在个把天就挥别2006的日子里的这一天,天空阴霾得很,雾气笼罩在苍生大地。在匀速移动的列车上,热闹的车箱里,我一如常态的安静。
第一眼看太阳时,它是白着的脸,如夜晚月的皎洁。我常常想,太阳的位置其实是一个洞。地球是被放在罩子里的,罩子的外面全部是光明炽热的一片,没日没夜的。地球之所以有光是因为谁把这罩子捅了个窟窿,于是人间有了个发光的亮孔,这便是太阳了。此时的亮孔,似乎没光了,就如一片刚擀出来的饺子皮儿。
列车经过的大地,满眼的怆夷。枯秃秃的树撑着零星的枯叶;腐败的庄稼铺了一地的枯草黄。间或有炭黑的斑迹,那是被火化了的草灰。还是有绿色的,大概是过冬的小麦,但那老绿色给人的感觉也毫无生机。这就是北方的冬天,光秃得让人泄气。
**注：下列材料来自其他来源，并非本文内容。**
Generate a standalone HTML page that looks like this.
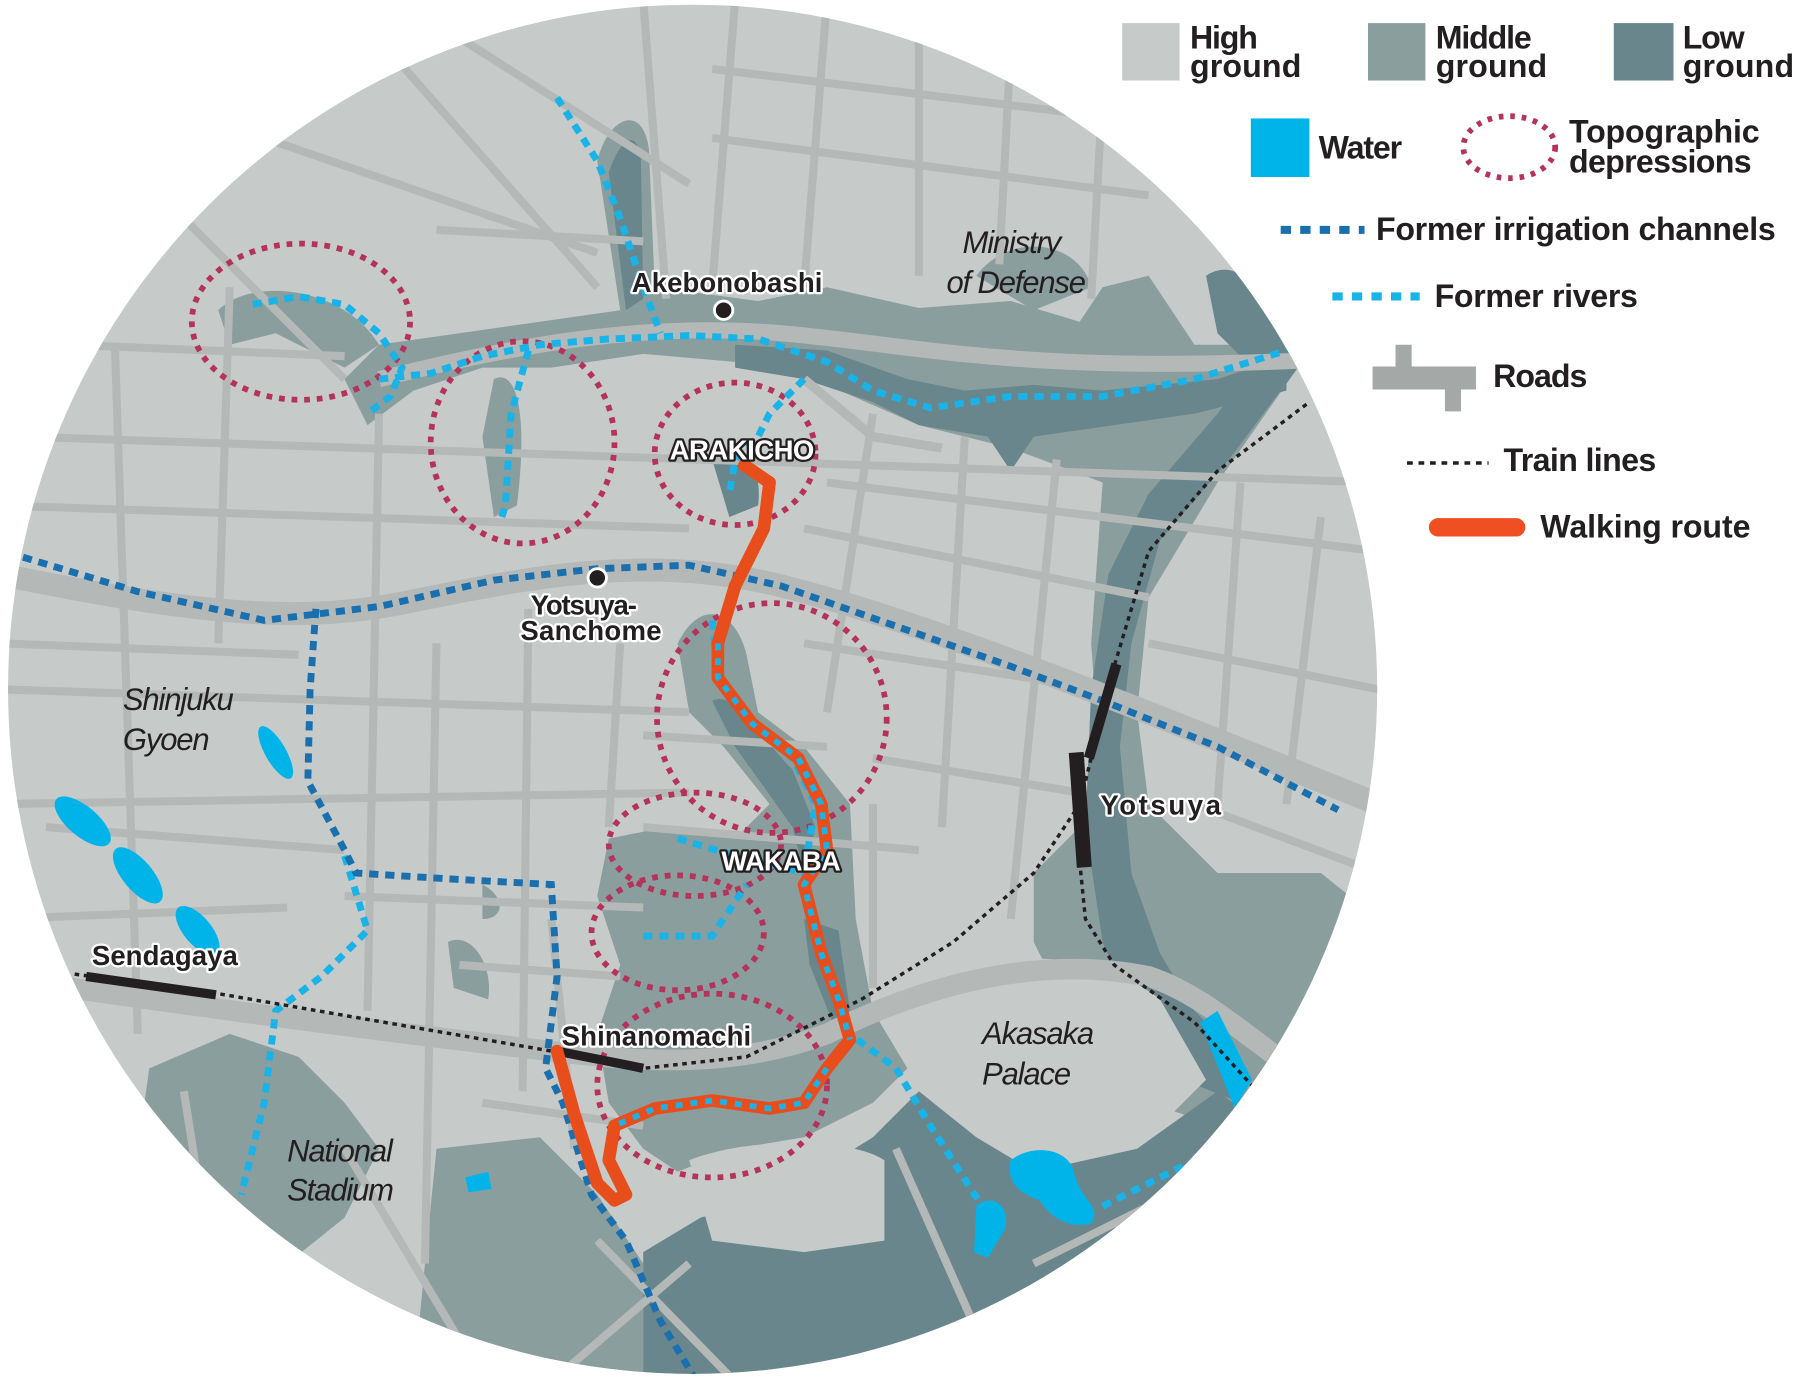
<!DOCTYPE html>
<html><head><meta charset="utf-8"><style>
html,body{margin:0;padding:0;background:#fff;}
svg{display:block}
.lg{font-family:"Liberation Sans",sans-serif;font-weight:bold;fill:#231f20;font-size:28px;letter-spacing:-1px}
.ml{font-family:"Liberation Sans",sans-serif;font-weight:bold;fill:#231f20;font-size:24px;letter-spacing:-1px;paint-order:stroke;stroke:#fff;stroke-width:4px;stroke-linejoin:round}
.mw{font-family:"Liberation Sans",sans-serif;font-weight:bold;fill:#fff;font-size:24px;letter-spacing:-1px;paint-order:stroke;stroke:#231f20;stroke-width:4px;stroke-linejoin:round}
.it{font-family:"Liberation Sans",sans-serif;font-style:italic;fill:#231f20;font-size:27px;letter-spacing:-1px}
</style></head><body>
<svg width="1801" height="1382" viewBox="0 0 1568 1203" xmlns="http://www.w3.org/2000/svg">
<defs><clipPath id="c"><circle cx="603" cy="600" r="596"/></clipPath></defs>
<g clip-path="url(#c)">
<rect x="0" y="0" width="1568" height="1203" fill="#c6cac8"/>
<!-- middle ground -->
<g fill="#8a9e9d">
<path d="M520,140 C530,100 560,90 565,130 L570,250 L660,262 L720,250 L800,268 L880,262 L940,280 L960,250 L1000,240 L1040,300 L1080,300 L1130,320 L1060,420 L1000,520 L990,620 L1000,700 L1060,760 L1150,760 L1200,800 L1200,900 L1100,960 L1060,980 L1000,960 L940,900 L900,820 L900,760 L960,700 L950,560 L960,420 L880,390 L800,370 L720,335 L640,315 L560,308 L480,320 L420,320 L360,340 L320,370 L300,330 L330,300 L400,290 L470,280 L540,270 Z"/>
<path d="M590,560 C610,520 640,530 650,570 L660,620 L700,650 L740,700 L745,800 L760,880 L790,930 L760,960 L700,990 L640,1000 L590,1020 L560,1000 L530,960 L520,900 L540,840 L520,780 L530,730 L580,720 L640,730 L670,700 L630,650 L600,620 Z"/>
<path d="M380,1000 L470,990 L520,1040 L560,1100 L560,1203 L360,1203 L370,1100 Z"/>
<path d="M130,930 L200,900 L260,920 L300,960 L330,1000 L300,1060 L250,1100 L180,1080 L120,1000 Z"/>
<path d="M430,330 C450,320 460,360 450,440 L430,450 L420,380 Z"/>
<path d="M190,270 C220,240 300,250 330,300 L300,320 L240,290 L200,300 Z"/>
<path d="M390,820 C410,810 430,840 425,870 L395,860 Z"/>
<path d="M420,770 C440,780 440,800 420,800 Z"/>
<path d="M850,240 C880,200 940,210 950,250 L900,270 Z"/>
</g>
<!-- low ground -->
<g fill="#68868c">
<path d="M560,1203 L560,1090 L610,1060 L680,1040 L760,990 L800,950 L850,990 L900,1020 L990,1000 L1060,950 L1100,980 L1100,1203 Z"/>
<path d="M1050,240 C1080,220 1110,260 1130,320 L1070,400 L1010,470 L985,560 L975,650 L985,760 L1010,830 L1040,880 L1080,920 L1080,960 L1030,940 L990,890 L960,820 L945,720 L950,600 L965,500 L1000,430 L1060,360 L1090,320 L1060,290 Z"/>
<path d="M640,300 L720,305 L790,330 L840,340 L900,335 L960,340 L1060,330 L1120,310 L1120,340 L1040,360 L970,370 L900,380 L880,410 L860,380 L800,370 L760,350 L700,330 L640,320 Z"/>
<path d="M530,150 C540,120 555,110 558,140 L560,260 L545,270 Z"/>
<path d="M620,610 C640,600 660,640 690,670 L710,720 L700,760 L690,720 L640,650 Z"/>
<path d="M700,800 L730,810 L740,880 L725,890 L705,840 Z"/>
<path d="M620,400 C640,380 665,400 660,440 L635,450 Z"/>
<path d="M150,1080 L230,1100 L300,1140 L330,1203 L140,1203 Z"/>
</g>
<!-- high islands -->
<g fill="#c6cac8">
<path d="M820,860 C870,820 960,830 1010,870 L1050,940 L1000,990 L920,1000 L850,980 L810,930 Z"/>
<path d="M600,1010 C650,990 740,990 770,1010 L770,1080 L700,1090 L620,1080 Z"/>
</g>
<!-- roads -->
<g stroke="#b4b8b7" fill="none" stroke-linecap="butt">
<path d="M0,500 C150,530 250,545 350,525 C450,505 560,480 680,510 C800,540 950,600 1200,700" stroke-width="20"/>
<path d="M60,860 C200,880 350,900 480,915 C560,925 640,930 720,900 C800,860 900,830 1000,850 C1060,870 1100,920 1200,980" stroke-width="18"/>
<path d="M330,330 C450,300 560,280 680,290 C800,300 900,330 1200,310" stroke-width="14"/>
<path d="M700,330 L760,380 L820,390" stroke-width="8"/>
<g stroke-width="7">
<path d="M20,380 L1200,420"/><path d="M0,440 L600,460"/><path d="M0,600 L600,620"/><path d="M0,700 L600,690"/><path d="M300,780 L560,790"/>
<path d="M100,300 L120,900"/><path d="M200,250 L190,560"/><path d="M330,360 L320,880"/><path d="M380,560 L370,1100"/><path d="M460,530 L455,950"/><path d="M540,560 L530,720"/>
<path d="M560,0 L580,260"/><path d="M640,0 L620,250"/><path d="M720,0 L700,250"/><path d="M800,0 L800,240"/><path d="M880,40 L870,230"/><path d="M960,80 L950,260"/>
<path d="M300,0 L520,250"/><path d="M380,20 L600,160"/><path d="M620,120 L1000,170"/><path d="M620,60 L950,100"/><path d="M230,120 L520,220"/>
<path d="M720,420 L1200,480"/><path d="M700,560 L960,600"/><path d="M760,660 L940,690"/><path d="M700,460 L1000,520"/>
<path d="M760,360 L720,620"/><path d="M840,380 L820,720"/><path d="M920,400 L880,800"/><path d="M760,700 L760,860"/>
<path d="M1000,560 L1200,600"/><path d="M1040,700 L1200,760"/><path d="M1080,420 L1060,700"/><path d="M1150,450 L1120,700"/>
<path d="M560,720 L800,740"/><path d="M420,960 L560,980"/><path d="M300,1000 L420,1200"/><path d="M520,1080 L640,1203"/><path d="M600,1100 L480,1203"/>
<path d="M160,950 L200,1200"/><path d="M40,720 L300,740"/><path d="M480,800 L500,1000"/>
<path d="M780,1000 L870,1203"/><path d="M900,1100 L1000,1050"/>
<path d="M150,180 L300,330"/><path d="M60,300 L300,310"/><path d="M0,560 L260,570"/><path d="M0,800 L250,790"/>
<path d="M380,200 L560,210"/><path d="M560,640 L720,650"/><path d="M400,840 L540,850"/>
</g>
</g>
<!-- water -->
<g fill="#00b4ea">
<ellipse cx="240" cy="655" rx="9" ry="26" transform="rotate(-30 240 655)"/>
<ellipse cx="72" cy="715" rx="13" ry="30" transform="rotate(-50 72 715)"/>
<ellipse cx="120" cy="762" rx="13" ry="30" transform="rotate(-40 120 762)"/>
<ellipse cx="172" cy="810" rx="12" ry="26" transform="rotate(-40 172 810)"/>
<path d="M1045,890 L1060,880 L1090,940 L1075,965 Z"/>
<path d="M880,1010 C900,995 930,1000 935,1020 C940,1045 960,1050 950,1065 C930,1070 915,1060 905,1045 C890,1040 875,1030 880,1010 Z"/>
<path d="M850,1050 C860,1040 880,1045 875,1070 L860,1095 L848,1090 Z"/>
<path d="M405,1025 L425,1020 L428,1035 L408,1038 Z"/>
</g>
<!-- depressions -->
<g fill="none" stroke="#b5335a" stroke-width="5" stroke-dasharray="5 6">
<ellipse cx="262" cy="280" rx="95" ry="68"/>
<ellipse cx="455" cy="385" rx="80" ry="88"/>
<ellipse cx="640" cy="395" rx="70" ry="62"/>
<ellipse cx="672" cy="625" rx="100" ry="100"/>
<ellipse cx="605" cy="735" rx="75" ry="45"/>
<ellipse cx="590" cy="812" rx="75" ry="50"/>
<ellipse cx="620" cy="945" rx="100" ry="80"/>
</g>
<!-- rivers -->
<g fill="none" stroke="#1ab3e8" stroke-width="6" stroke-dasharray="8 6">
<path d="M485,85 L520,140 L540,190 L560,250 L575,290"/>
<path d="M330,330 L375,325 L420,310 L470,300 L530,295 L600,292 L660,295 L720,315 L760,340 L810,355 L880,345 L960,345 L1040,330 L1120,305"/>
<path d="M220,265 L260,258 L300,265 L330,290 L350,320 L340,345 L320,360"/>
<path d="M460,305 L445,360 L440,440 L437,450"/>
<path d="M700,330 L670,360 L660,380 L640,400 L635,430"/>
<path d="M620,540 L625,590 L650,625 L690,660 L710,700 L700,760 L715,830 L740,900 L780,930 L810,980 L855,1050"/>
<path d="M590,730 L640,745 L700,760"/>
<path d="M560,815 L620,815 L650,770"/>
<path d="M300,745 L320,810 L280,850 L240,880 L230,960 L210,1040"/>
<path d="M960,1050 L1000,1030 L1030,1015"/>
</g>
<!-- irrigation -->
<g fill="none" stroke="#1a6fae" stroke-width="6" stroke-dasharray="8 6">
<path d="M20,485 L120,515 L230,540 L330,528 L430,505 L520,495 L600,492 L680,510 L780,545 L880,580 L960,610 L1060,650 L1165,705"/>
<path d="M275,530 L270,600 L268,680 L300,740 L310,760 L390,765 L480,770 L485,850 L475,930 L490,960 L515,1040 L545,1080 L575,1150 L605,1200"/>
</g>
<!-- train -->
<g fill="none" stroke="#231f20" stroke-width="3" stroke-dasharray="4 4">
<path d="M65,848 L190,865 L480,915 L560,930 L650,920 L750,870 L830,820 L900,760 L940,700 L970,580 L1000,480 L1060,410 L1140,350"/>
<path d="M940,750 L945,800 L970,840 L1040,890 L1090,945"/>
</g>
<g stroke="#231f20" stroke-linecap="butt">
<path d="M75,850 L188,866" stroke-width="8"/>
<path d="M485,915 L560,930" stroke-width="8"/>
<path d="M972,578 L948,660" stroke-width="9"/>
<path d="M937,655 L944,755" stroke-width="13"/>
</g>
<!-- route -->
<path d="M648,405 L670,420 L665,460 L640,510 L625,560 L625,590 L655,630 L695,660 L715,700 L720,740 L700,770 L715,830 L730,870 L740,905 L720,930 L700,960 L670,965 L620,958 L570,965 L535,980 L530,1010 L545,1040 L535,1045 L520,1030 L500,970 L485,915" fill="none" stroke="#e84e1b" stroke-width="11" stroke-linejoin="round" stroke-linecap="round"/>
<g fill="none" stroke="#1ab3e8" stroke-width="5" stroke-dasharray="6 7">
<path d="M625,560 L625,590 L655,630 L695,660 L715,700 L720,740 L700,770 L715,830 L730,870 L740,905"/>
<path d="M720,930 L700,960 L670,965 L620,958 L570,965 L535,980"/>
</g>
<!-- dots -->
<circle cx="630" cy="270" r="8" fill="#231f20" stroke="#fff" stroke-width="2.5"/>
<circle cx="520" cy="503" r="8" fill="#231f20" stroke="#fff" stroke-width="2.5"/>
<!-- labels -->
<text class="ml" x="550" y="254" textLength="165">Akebonobashi</text>
<text class="it" x="838" y="220">Ministry</text>
<text class="it" x="824" y="255">of Defense</text>
<text class="mw" x="583" y="400" textLength="125">ARAKICHO</text>
<text class="ml" x="462" y="535">Yotsuya-</text>
<text class="ml" x="453" y="557" textLength="122">Sanchome</text>
<text class="it" x="107" y="618">Shinjuku</text>
<text class="it" x="107" y="653">Gyoen</text>
<text class="ml" x="958" y="709" textLength="104">Yotsuya</text>
<text class="mw" x="628" y="758" textLength="103">WAKABA</text>
<text class="ml" x="80" y="840" textLength="126">Sendagaya</text>
<text class="ml" x="489" y="910" textLength="164">Shinanomachi</text>
<text class="it" x="855" y="909">Akasaka</text>
<text class="it" x="855" y="944">Palace</text>
<text class="it" x="250" y="1011">National</text>
<text class="it" x="250" y="1045">Stadium</text>
</g>
<!-- legend -->
<rect x="977" y="20" width="50" height="50" fill="#c6cac8"/>
<rect x="1191" y="20" width="50" height="50" fill="#8a9e9d"/>
<rect x="1405" y="20" width="52" height="50" fill="#68868c"/>
<text class="lg" x="1036" y="42">High</text><text class="lg" x="1036" y="67" textLength="96">ground</text>
<text class="lg" x="1250" y="42">Middle</text><text class="lg" x="1250" y="67" textLength="96">ground</text>
<text class="lg" x="1465" y="42">Low</text><text class="lg" x="1465" y="67" textLength="96">ground</text>
<rect x="1089" y="103" width="51" height="51" fill="#00b4ea"/>
<text class="lg" x="1148" y="138">Water</text>
<ellipse cx="1314" cy="128" rx="40" ry="27" fill="none" stroke="#b5335a" stroke-width="5" stroke-dasharray="4 6"/>
<text class="lg" x="1366" y="124" textLength="165">Topographic</text><text class="lg" x="1366" y="150" textLength="158">depressions</text>
<line x1="1115" y1="200" x2="1188" y2="200" stroke="#1a6fae" stroke-width="7" stroke-dasharray="9 8"/>
<text class="lg" x="1198" y="209" textLength="347">Former irrigation channels</text>
<line x1="1160" y1="258" x2="1236" y2="258" stroke="#1ab3e8" stroke-width="7" stroke-dasharray="9 8"/>
<text class="lg" x="1249" y="267" textLength="176">Former rivers</text>
<path d="M1195,319 H1285 V339 H1272 V358 H1258 V339 H1195 Z M1215,300 H1229 V319 H1215 Z" fill="#a4a8a7"/>
<text class="lg" x="1300" y="337" textLength="81">Roads</text>
<line x1="1225" y1="403" x2="1296" y2="403" stroke="#231f20" stroke-width="3" stroke-dasharray="5 5"/>
<text class="lg" x="1309" y="410" textLength="132">Train lines</text>
<line x1="1252" y1="459" x2="1320" y2="459" stroke="#f04e23" stroke-width="16" stroke-linecap="round"/>
<text class="lg" x="1341" y="468" textLength="182">Walking route</text>
</svg>
</body></html>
第二眼看太阳,它脸色红润了一些。不禁想起小时候的“红脸蛋儿”,就是现在腮红的前身吧。这惹人喜爱的红呀,太阳也显得活泼了起来。
一片片的冬麦顶上,附着一层薄薄的白霜,不知是想保护它们,还是想迫害它们。刚刚镜子里的我的唇,也附有白白一层,忍不住就想把它们舔湿,再用牙齿寻觅着魂不附体的碎片的轨迹,撕咬下来。有点疼痛的感觉,有点血腥的味道,但很有乐趣。
不经意的呼吸让车窗蒙上了一片雾气,模糊了它的视线。透过它的视线,我看到窗外缓流的溪,半水半冰,仍很浑浊;田地上的裸露着土地的地方被车辙绘制出一道道弯曲的线,没有起点也看不到终点。列车移动着,抛下了无数的树和景色。窗外的风抢着钻进车来取暖。
第三眼看太阳,它居然开始有点灼热得刺眼,但还是止不住地想看它。用红扑扑再也不能确切地描述它了,只是像火炉里被烧得通透的煤块,也有耀眼的光。
我本人,从镜子里得到的反馈,我是爱照镜子的,一如这季节憔躁不堪,完全没有光彩。许是汲取了暗夜太多的精华,整个人也黯淡下来了……忘了为什么有泪水溢了出来,只有一滴半而已。可能那不是真的眼泪,因为它刚好爆发在一个哈欠之后。
是不是真的要离开,是不是离开了就会真的快乐,生活为的只是快乐么,不快乐就不生活了么……
第四眼看太阳,完全没了从容的底气,偷瞄一眼就不敢再看,留下的是视网膜上的绿色的印迹,可以覆盖了眼前的一处,局部失明了一般。新土地面上的冬麦白霜不再。不知是阳光感化了它们,还是它们从未曾来过。走吧,走吧,曾经的,想来的,这儿,没什么好看的。来了,你们也还是要走,有后悔的,有不甘的,但终归还是要离开……
我不喜欢太阳,即使是冬日里的。它总是让我无法仔细端详,一眼就刺痛。它还总爱把我的脸烤得红红的,感觉是病态的红。这时的脚却是冰凉的,真想脱了鞋用手暖暖它们。可问题是,我的手也冰凉,谁来暖我的手呢?
第五次想起太阳时,只瞥见了它的光线,它转换了它的位置,猫在了车窗后我刚好无法直观的角落。除了我的手的影子,它什么也没给我。不能说它无情,我本就无意。